═══ RECORDS FOR PROCESSING

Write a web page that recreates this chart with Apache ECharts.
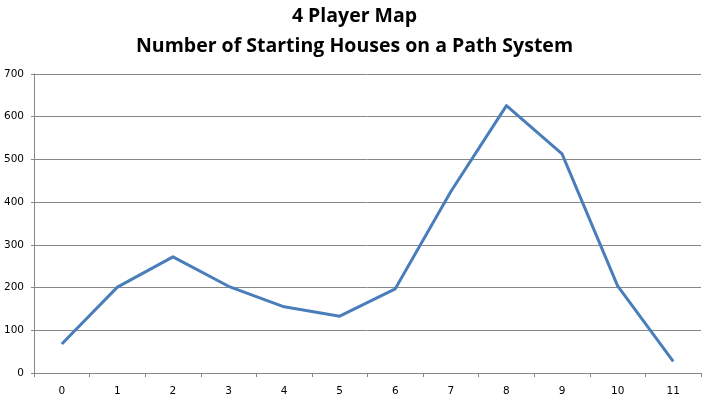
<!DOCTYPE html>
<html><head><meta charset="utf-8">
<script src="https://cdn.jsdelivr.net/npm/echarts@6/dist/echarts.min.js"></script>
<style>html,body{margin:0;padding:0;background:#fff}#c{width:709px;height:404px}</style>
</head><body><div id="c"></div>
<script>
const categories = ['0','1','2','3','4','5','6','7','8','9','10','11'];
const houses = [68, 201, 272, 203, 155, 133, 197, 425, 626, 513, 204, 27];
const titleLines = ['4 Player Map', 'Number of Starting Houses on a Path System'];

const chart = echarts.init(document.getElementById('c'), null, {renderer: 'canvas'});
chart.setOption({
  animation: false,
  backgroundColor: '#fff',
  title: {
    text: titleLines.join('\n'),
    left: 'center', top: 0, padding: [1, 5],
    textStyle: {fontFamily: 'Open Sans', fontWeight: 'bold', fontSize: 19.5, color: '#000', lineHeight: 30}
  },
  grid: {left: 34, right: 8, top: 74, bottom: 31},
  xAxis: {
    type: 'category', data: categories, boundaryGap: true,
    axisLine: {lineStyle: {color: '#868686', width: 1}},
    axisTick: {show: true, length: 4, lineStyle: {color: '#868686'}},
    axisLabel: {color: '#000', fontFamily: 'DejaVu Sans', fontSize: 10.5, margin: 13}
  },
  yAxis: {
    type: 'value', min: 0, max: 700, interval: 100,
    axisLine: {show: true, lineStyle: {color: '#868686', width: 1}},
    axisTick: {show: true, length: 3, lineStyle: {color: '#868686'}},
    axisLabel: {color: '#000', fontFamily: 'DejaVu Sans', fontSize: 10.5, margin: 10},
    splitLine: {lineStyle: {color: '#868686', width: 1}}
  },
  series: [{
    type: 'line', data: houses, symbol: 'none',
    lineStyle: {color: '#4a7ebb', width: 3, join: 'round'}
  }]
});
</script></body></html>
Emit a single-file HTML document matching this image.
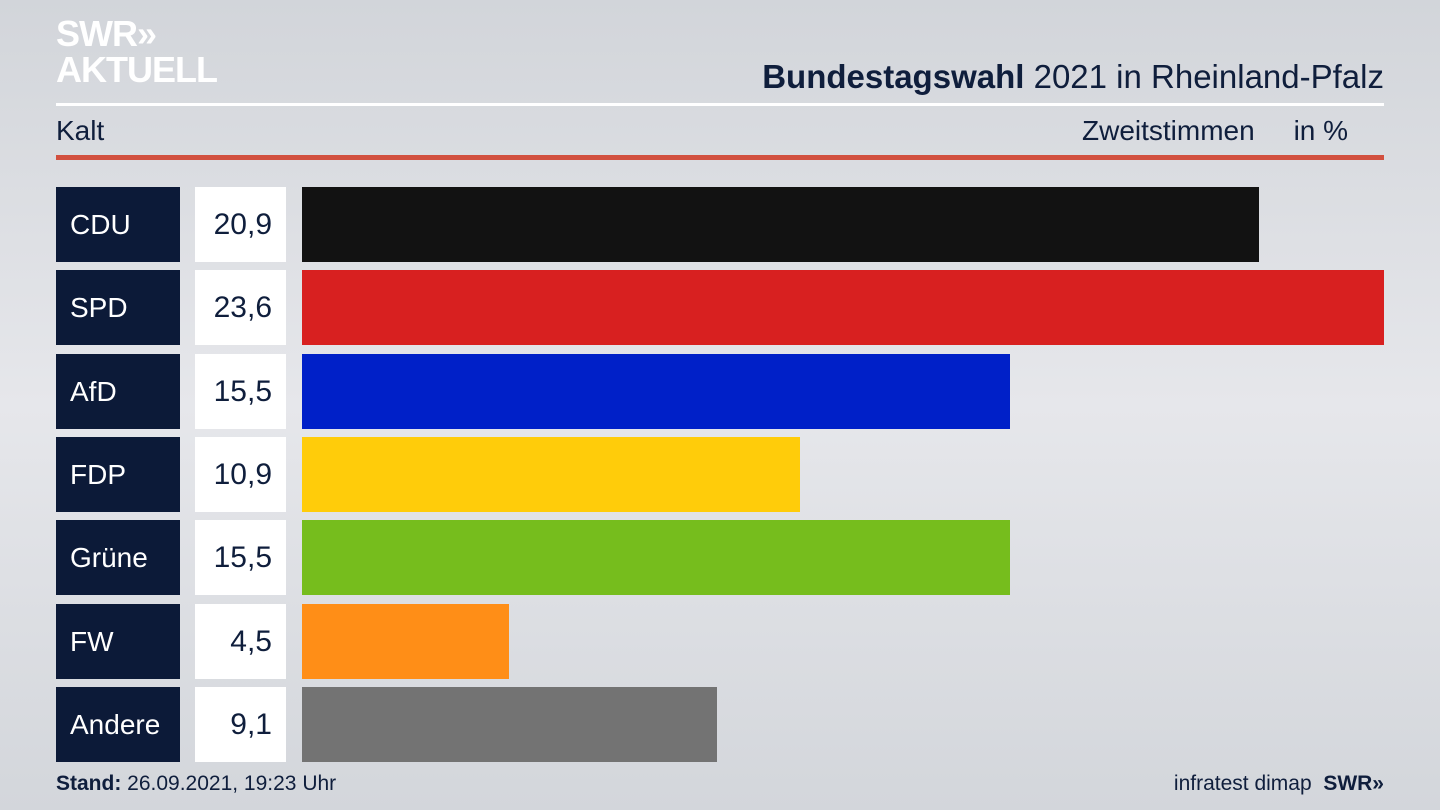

══════

**WHAT TO WORK ON**
Excluding the pictures, reproduce every entry exactly as given.

**FINISHED ANSWER**
Write a web page that recreates this chart with Apache ECharts.
<!DOCTYPE html>
<html><head><meta charset="utf-8">
<script src="https://cdn.jsdelivr.net/npm/echarts@6/dist/echarts.min.js"></script>
<style>html,body{margin:0;padding:0;background:#fff}#c{width:709px;height:404px}</style>
</head><body><div id="c"></div>
<script>
const categories = ['0','1','2','3','4','5','6','7','8','9','10','11'];
const houses = [68, 201, 272, 203, 155, 133, 197, 425, 626, 513, 204, 27];
const titleLines = ['4 Player Map', 'Number of Starting Houses on a Path System'];

const chart = echarts.init(document.getElementById('c'), null, {renderer: 'canvas'});
chart.setOption({
  animation: false,
  backgroundColor: '#fff',
  title: {
    text: titleLines.join('\n'),
    left: 'center', top: 0, padding: [1, 5],
    textStyle: {fontFamily: 'Open Sans', fontWeight: 'bold', fontSize: 19.5, color: '#000', lineHeight: 30}
  },
  grid: {left: 34, right: 8, top: 74, bottom: 31},
  xAxis: {
    type: 'category', data: categories, boundaryGap: true,
    axisLine: {lineStyle: {color: '#868686', width: 1}},
    axisTick: {show: true, length: 4, lineStyle: {color: '#868686'}},
    axisLabel: {color: '#000', fontFamily: 'DejaVu Sans', fontSize: 10.5, margin: 13}
  },
  yAxis: {
    type: 'value', min: 0, max: 700, interval: 100,
    axisLine: {show: true, lineStyle: {color: '#868686', width: 1}},
    axisTick: {show: true, length: 3, lineStyle: {color: '#868686'}},
    axisLabel: {color: '#000', fontFamily: 'DejaVu Sans', fontSize: 10.5, margin: 10},
    splitLine: {lineStyle: {color: '#868686', width: 1}}
  },
  series: [{
    type: 'line', data: houses, symbol: 'none',
    lineStyle: {color: '#4a7ebb', width: 3, join: 'round'}
  }]
});
</script></body></html>
Emit a single-file HTML document matching this image.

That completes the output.